Begin Records supplied
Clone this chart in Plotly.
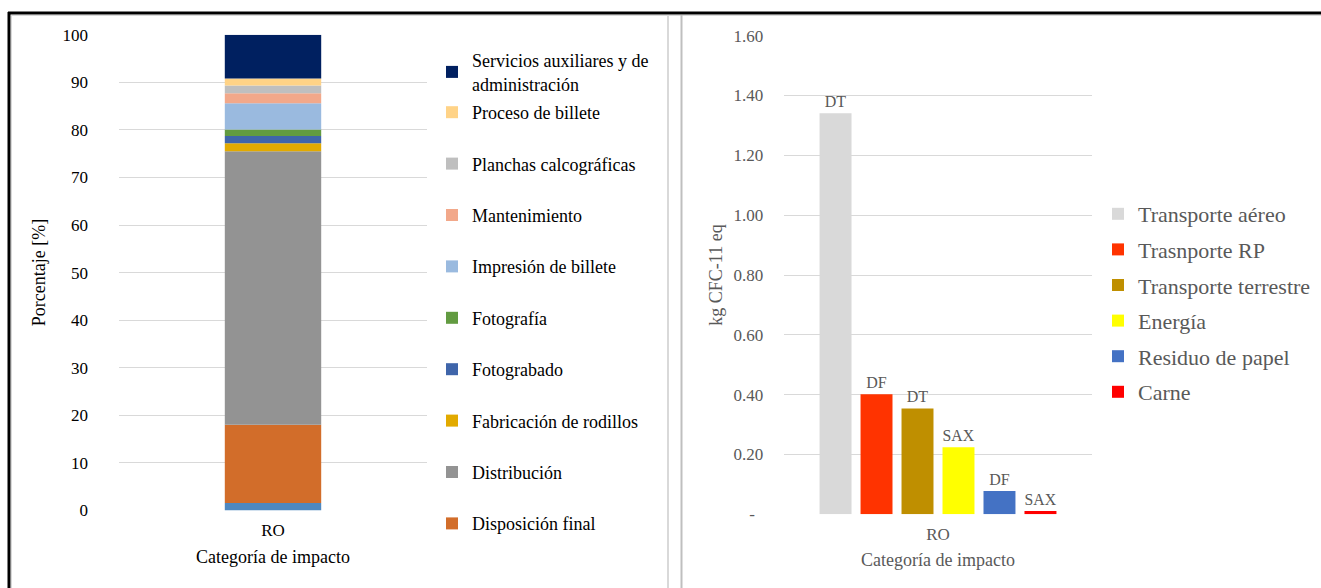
import numpy as np
import plotly.graph_objects as go

W, H = 1321, 588
FONT = "Liberation Serif"

# left chart: contribution by stage, percent (stacked bottom -> top)
stages = [
    "Otros",
    "Disposición final",
    "Distribución",
    "Fabricación de rodillos",
    "Fotograbado",
    "Fotografía",
    "Impresión de billete",
    "Mantenimiento",
    "Planchas calcográficas",
    "Proceso de billete",
    "Servicios auxiliares y de<br>administración",
]
stage_pct = [1.6, 16.4, 57.5, 1.7, 1.5, 1.4, 5.5, 2.1, 1.6, 1.5, 9.2]
stage_colors = [
    "#4E88C0", "#D26D2A", "#939393", "#E2AA00", "#3F65AA", "#629B41",
    "#9ABADF", "#F2A88A", "#BFBFBF", "#FFD387", "#002060",
]

# right chart: ozone depletion by source, kg CFC-11 eq
sources = ["Transporte aéreo", "Trasnporte RP", "Transporte terrestre",
           "Energía", "Residuo de papel", "Carne"]
source_vals = [1.341, 0.401, 0.354, 0.224, 0.078, 0.011]
source_tags = ["DT", "DF", "DT", "SAX", "DF", "SAX"]
source_colors = ["#D9D9D9", "#FF3300", "#BF8F00", "#FFFF00", "#4472C4", "#FF0000"]

category = ["RO"]
right_ticks = [0, 0.2, 0.4, 0.6, 0.8, 1.0, 1.2, 1.4, 1.6]


def px_x(x):
    return x / W


def px_y(y):
    return 1 - y / H


fig = go.Figure()

bases = np.concatenate([[0], np.cumsum(stage_pct)[:-1]])
last = len(stages) - 1
for i, (name, val, col) in enumerate(zip(stages, stage_pct, stage_colors)):
    fig.add_trace(go.Bar(
        x=category, y=[val], base=[bases[i]], name=name,
        marker_color=col, marker_line_width=0,
        width=0.313, offset=-0.1565, offsetgroup="stack",
        legendgroup=f"s{i}", legendrank=100 - i,
        showlegend=(i > 0),
        # the two-line entry sits in its own legend so spacing stays even
        legend="legend3" if i == last else "legend",
        xaxis="x", yaxis="y",
    ))

for i, (name, val, tag, col) in enumerate(zip(sources, source_vals, source_tags, source_colors)):
    fig.add_trace(go.Bar(
        x=category, y=[val], name=name, text=[tag],
        textposition="outside", cliponaxis=False,
        textfont=dict(family=FONT, size=16, color="#595959"),
        marker_color=col, marker_line_width=0,
        legendgroup=f"r{i}", legendrank=200 + i, legend="legend2",
        xaxis="x2", yaxis="y2",
    ))

axis_common = dict(showline=False, zeroline=False, ticks="")
black = dict(family=FONT, color="black")
gray = dict(family=FONT, color="#595959")
fig.update_layout(
    width=W, height=H, autosize=False,
    margin=dict(l=0, r=0, t=0, b=0, autoexpand=False),
    paper_bgcolor="white", plot_bgcolor="white",
    font=dict(family=FONT, size=17, color="black"),
    barmode="group", bargap=0.2, bargroupgap=0.22,
    xaxis=dict(
        domain=[px_x(119), px_x(427)], anchor="y", type="category",
        range=[-0.5, 0.5], showgrid=False,
        tickfont=dict(size=17, **black), ticklabelstandoff=7,
        title=dict(text="Categoría de impacto", font=dict(size=18, **black), standoff=11),
        **axis_common,
    ),
    yaxis=dict(
        domain=[px_y(510.5), px_y(34.7)], anchor="x", range=[0, 100],
        dtick=10, gridcolor="#D9D9D9", gridwidth=1,
        tickfont=dict(size=17, **black), ticklabelstandoff=30,
        title=dict(text="Porcentaje [%]", font=dict(size=18, **black), standoff=12),
        **axis_common,
    ),
    xaxis2=dict(
        domain=[px_x(784.3), px_x(1091.7)], anchor="y2", type="category",
        range=[-0.5, 0.5], showgrid=False,
        tickfont=dict(size=17, **gray), ticklabelstandoff=8,
        title=dict(text="Categoría de impacto", font=dict(size=18, **gray), standoff=10),
        **axis_common,
    ),
    yaxis2=dict(
        domain=[px_y(514.3), px_y(35.7)], anchor="x2", range=[0, 1.6],
        tickvals=right_ticks,
        ticktext=["-  " if v == 0 else f"{v:.2f}" for v in right_ticks],
        gridcolor="#D9D9D9", gridwidth=1,
        tickfont=dict(size=17, **gray), ticklabelstandoff=20,
        title=dict(text="kg CFC-11 eq", font=dict(size=18, **gray), standoff=6),
        **axis_common,
    ),
    legend3=dict(
        x=px_x(432), y=px_y(42), xanchor="left", yanchor="top",
        font=dict(size=18, **black), itemwidth=30,
        bgcolor="rgba(0,0,0,0)",
    ),
    legend=dict(
        x=px_x(432), y=px_y(94), xanchor="left", yanchor="top",
        traceorder="grouped", tracegroupgap=25,
        font=dict(size=18, **black), itemwidth=30,
        bgcolor="rgba(0,0,0,0)",
    ),
    legend2=dict(
        x=px_x(1098), y=px_y(193), xanchor="left", yanchor="top",
        traceorder="grouped", tracegroupgap=4,
        font=dict(size=22, **gray), itemwidth=30,
        bgcolor="rgba(0,0,0,0)",
    ),
)

# panel frames
frame = [
    dict(x0=px_x(8), x1=1, y0=px_y(13), y1=px_y(13), color="black", width=3),
    dict(x0=px_x(9), x1=px_x(9), y0=px_y(12), y1=0, color="black", width=3),
    dict(x0=px_x(11.5), x1=px_x(11.5), y0=px_y(15), y1=0, color="#D9D9D9", width=1),
    dict(x0=px_x(11), x1=1, y0=px_y(15.5), y1=px_y(15.5), color="#D9D9D9", width=1),
    dict(x0=px_x(668), x1=px_x(668), y0=px_y(15), y1=0, color="#D9D9D9", width=2),
    dict(x0=px_x(681.5), x1=px_x(681.5), y0=px_y(15), y1=0, color="#BFBFBF", width=2),
]
for f in frame:
    fig.add_shape(type="line", xref="paper", yref="paper",
                  x0=f["x0"], x1=f["x1"], y0=f["y0"], y1=f["y1"],
                  line=dict(color=f["color"], width=f["width"]))

fig.write_html(
    "out.html",
    config={"displayModeBar": False},
    post_script="document.body.style.margin='0px';document.body.style.overflow='hidden';",
)
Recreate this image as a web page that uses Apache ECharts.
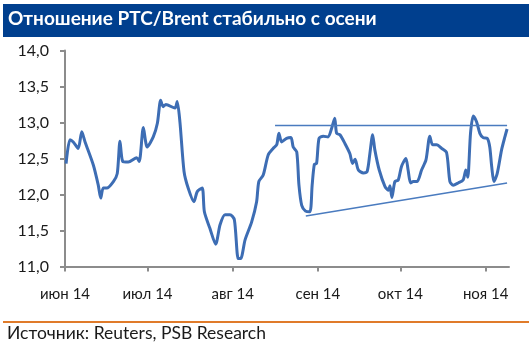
End Records supplied
Which lines contain the word "this"? Copy each one.

Clone this chart in Plotly.
Recreate this image as a web page that uses Apache ECharts.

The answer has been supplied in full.